• [Request]
Quote all lines below exactly. Images stay out.

• [Provided data]

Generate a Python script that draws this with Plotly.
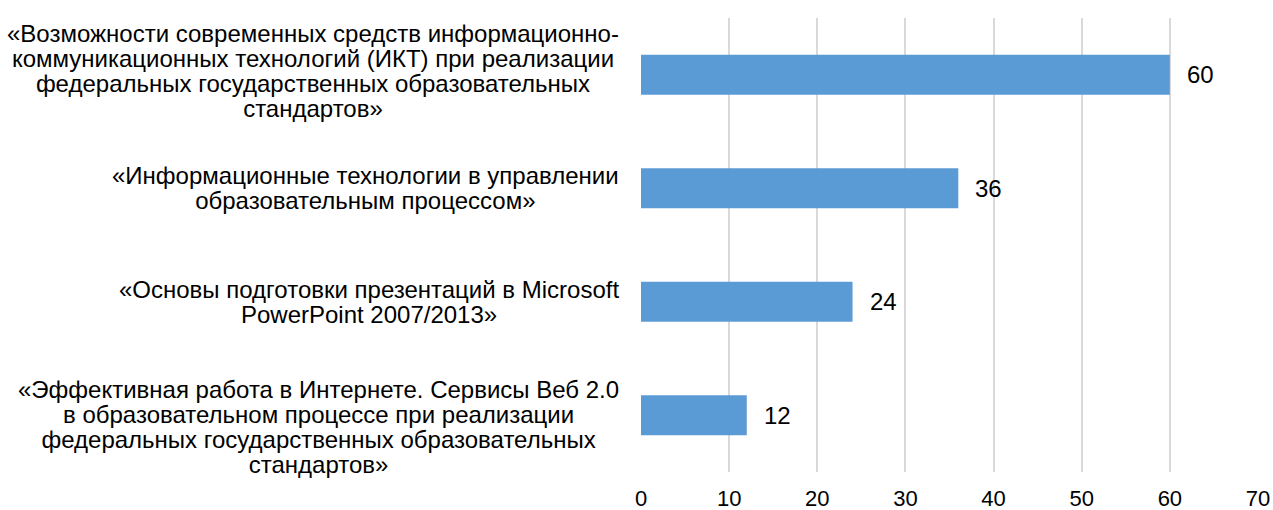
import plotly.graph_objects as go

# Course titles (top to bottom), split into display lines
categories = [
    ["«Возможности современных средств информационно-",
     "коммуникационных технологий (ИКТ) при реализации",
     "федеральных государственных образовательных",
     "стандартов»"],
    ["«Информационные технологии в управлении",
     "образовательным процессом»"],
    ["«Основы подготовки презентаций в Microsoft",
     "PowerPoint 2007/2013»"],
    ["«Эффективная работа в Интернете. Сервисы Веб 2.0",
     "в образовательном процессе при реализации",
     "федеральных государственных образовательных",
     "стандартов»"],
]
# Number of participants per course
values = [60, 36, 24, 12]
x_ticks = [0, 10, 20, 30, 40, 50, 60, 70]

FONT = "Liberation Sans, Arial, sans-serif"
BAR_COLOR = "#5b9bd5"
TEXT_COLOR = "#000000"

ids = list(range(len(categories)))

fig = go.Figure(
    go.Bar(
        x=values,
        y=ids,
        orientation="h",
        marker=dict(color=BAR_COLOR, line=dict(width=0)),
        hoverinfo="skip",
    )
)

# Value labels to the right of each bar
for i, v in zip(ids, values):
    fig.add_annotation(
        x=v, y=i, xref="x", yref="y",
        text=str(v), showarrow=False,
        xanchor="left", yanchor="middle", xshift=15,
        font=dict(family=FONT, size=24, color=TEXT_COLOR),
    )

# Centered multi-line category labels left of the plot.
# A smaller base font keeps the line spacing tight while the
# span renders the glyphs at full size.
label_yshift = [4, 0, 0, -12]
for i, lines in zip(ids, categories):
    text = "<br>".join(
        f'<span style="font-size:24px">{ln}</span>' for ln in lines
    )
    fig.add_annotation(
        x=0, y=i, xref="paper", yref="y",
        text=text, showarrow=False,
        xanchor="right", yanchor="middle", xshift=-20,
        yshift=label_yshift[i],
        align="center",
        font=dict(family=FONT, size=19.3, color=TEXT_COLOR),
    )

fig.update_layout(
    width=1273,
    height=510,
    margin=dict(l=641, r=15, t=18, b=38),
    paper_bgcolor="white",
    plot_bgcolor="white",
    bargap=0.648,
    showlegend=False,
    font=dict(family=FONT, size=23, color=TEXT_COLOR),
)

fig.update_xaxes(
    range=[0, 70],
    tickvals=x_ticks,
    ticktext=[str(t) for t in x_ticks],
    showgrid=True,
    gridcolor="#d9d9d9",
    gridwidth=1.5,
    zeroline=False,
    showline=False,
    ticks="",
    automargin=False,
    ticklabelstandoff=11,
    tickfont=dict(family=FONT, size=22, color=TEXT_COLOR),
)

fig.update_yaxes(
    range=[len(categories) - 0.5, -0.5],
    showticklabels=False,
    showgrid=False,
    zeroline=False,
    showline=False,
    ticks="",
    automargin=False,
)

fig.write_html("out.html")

• [Result]
Generate a Python script that draws this with Plotly.
import plotly.graph_objects as go

# Course titles (top to bottom), split into display lines
categories = [
    ["«Возможности современных средств информационно-",
     "коммуникационных технологий (ИКТ) при реализации",
     "федеральных государственных образовательных",
     "стандартов»"],
    ["«Информационные технологии в управлении",
     "образовательным процессом»"],
    ["«Основы подготовки презентаций в Microsoft",
     "PowerPoint 2007/2013»"],
    ["«Эффективная работа в Интернете. Сервисы Веб 2.0",
     "в образовательном процессе при реализации",
     "федеральных государственных образовательных",
     "стандартов»"],
]
# Number of participants per course
values = [60, 36, 24, 12]
x_ticks = [0, 10, 20, 30, 40, 50, 60, 70]

FONT = "Liberation Sans, Arial, sans-serif"
BAR_COLOR = "#5b9bd5"
TEXT_COLOR = "#000000"

ids = list(range(len(categories)))

fig = go.Figure(
    go.Bar(
        x=values,
        y=ids,
        orientation="h",
        marker=dict(color=BAR_COLOR, line=dict(width=0)),
        hoverinfo="skip",
    )
)

# Value labels to the right of each bar
for i, v in zip(ids, values):
    fig.add_annotation(
        x=v, y=i, xref="x", yref="y",
        text=str(v), showarrow=False,
        xanchor="left", yanchor="middle", xshift=15,
        font=dict(family=FONT, size=24, color=TEXT_COLOR),
    )

# Centered multi-line category labels left of the plot.
# A smaller base font keeps the line spacing tight while the
# span renders the glyphs at full size.
label_yshift = [4, 0, 0, -12]
for i, lines in zip(ids, categories):
    text = "<br>".join(
        f'<span style="font-size:24px">{ln}</span>' for ln in lines
    )
    fig.add_annotation(
        x=0, y=i, xref="paper", yref="y",
        text=text, showarrow=False,
        xanchor="right", yanchor="middle", xshift=-20,
        yshift=label_yshift[i],
        align="center",
        font=dict(family=FONT, size=19.3, color=TEXT_COLOR),
    )

fig.update_layout(
    width=1273,
    height=510,
    margin=dict(l=641, r=15, t=18, b=38),
    paper_bgcolor="white",
    plot_bgcolor="white",
    bargap=0.648,
    showlegend=False,
    font=dict(family=FONT, size=23, color=TEXT_COLOR),
)

fig.update_xaxes(
    range=[0, 70],
    tickvals=x_ticks,
    ticktext=[str(t) for t in x_ticks],
    showgrid=True,
    gridcolor="#d9d9d9",
    gridwidth=1.5,
    zeroline=False,
    showline=False,
    ticks="",
    automargin=False,
    ticklabelstandoff=11,
    tickfont=dict(family=FONT, size=22, color=TEXT_COLOR),
)

fig.update_yaxes(
    range=[len(categories) - 0.5, -0.5],
    showticklabels=False,
    showgrid=False,
    zeroline=False,
    showline=False,
    ticks="",
    automargin=False,
)

fig.write_html("out.html")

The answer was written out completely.